Peninsula homes cited for greenery
Residents of two recently-built White Rock houses can expect their heating bills to be well below their neighbours.
Beachaus 1 and Beachaus 2 were awarded the LEED (Leadership in Energy and Environmental Design) platinum rated designation by the Canada Green Building Council last week.
"The homes are at the national forefront of quality and their example can help us all to live better by reducing our environmental footprint, cutting our utility bills and coming home to a healthier place to live," said Mark Hutchinson, director of Green Building Programs for the council.
Platinum is the highest level of certification available in the LEED program.

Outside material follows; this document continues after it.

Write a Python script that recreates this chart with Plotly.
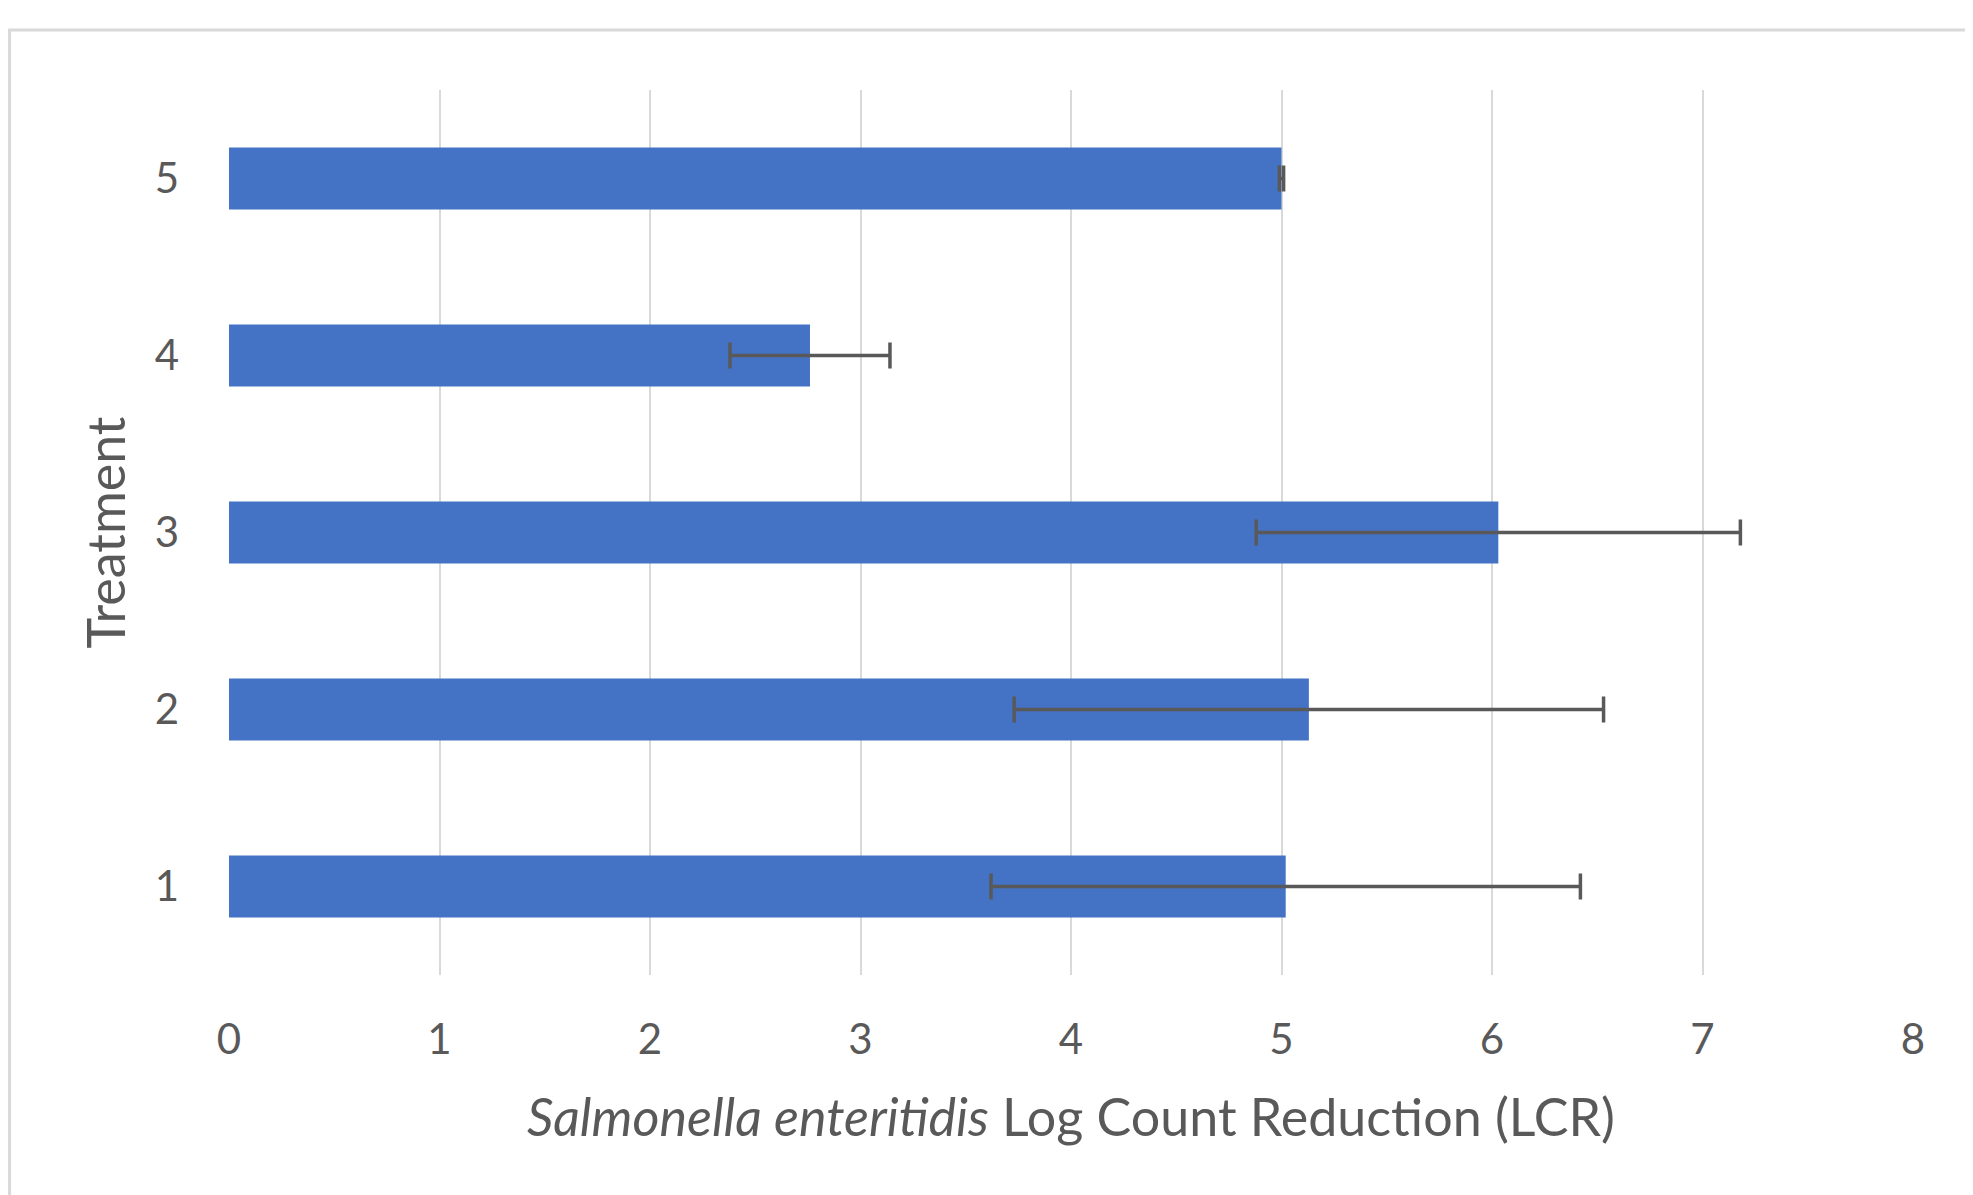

Only three other homes in the Lower Mainland have received it to date.
"It's an honour," said Dave deBruyn, president of InHaus Development, the White Rock-based company that designed and built both houses at 15611 and 15619 Columbia Columbia Ave.
"There are a growing number of homebuyers who are seeking high-quality homes that are smaller, smarter and less expensive to operate," deBruyn said.
"It just makes sense."
Owners of a LEED-certified home can usually expect to save 35 to 40 per cent on heating, cooling and utility costs.
To get LEED-certified, homes must undergo a testing process to get a home energy (EnerGuide) rating, and undergo onsite inspections during construction.
The two Beachaus houses are open-plan designs with floor‐to‐ceiling windows, private in‐home office space and iPad-controlled "smart home" automation.
Beachaus 1 has been sold, Beachaus 2 is still on the market.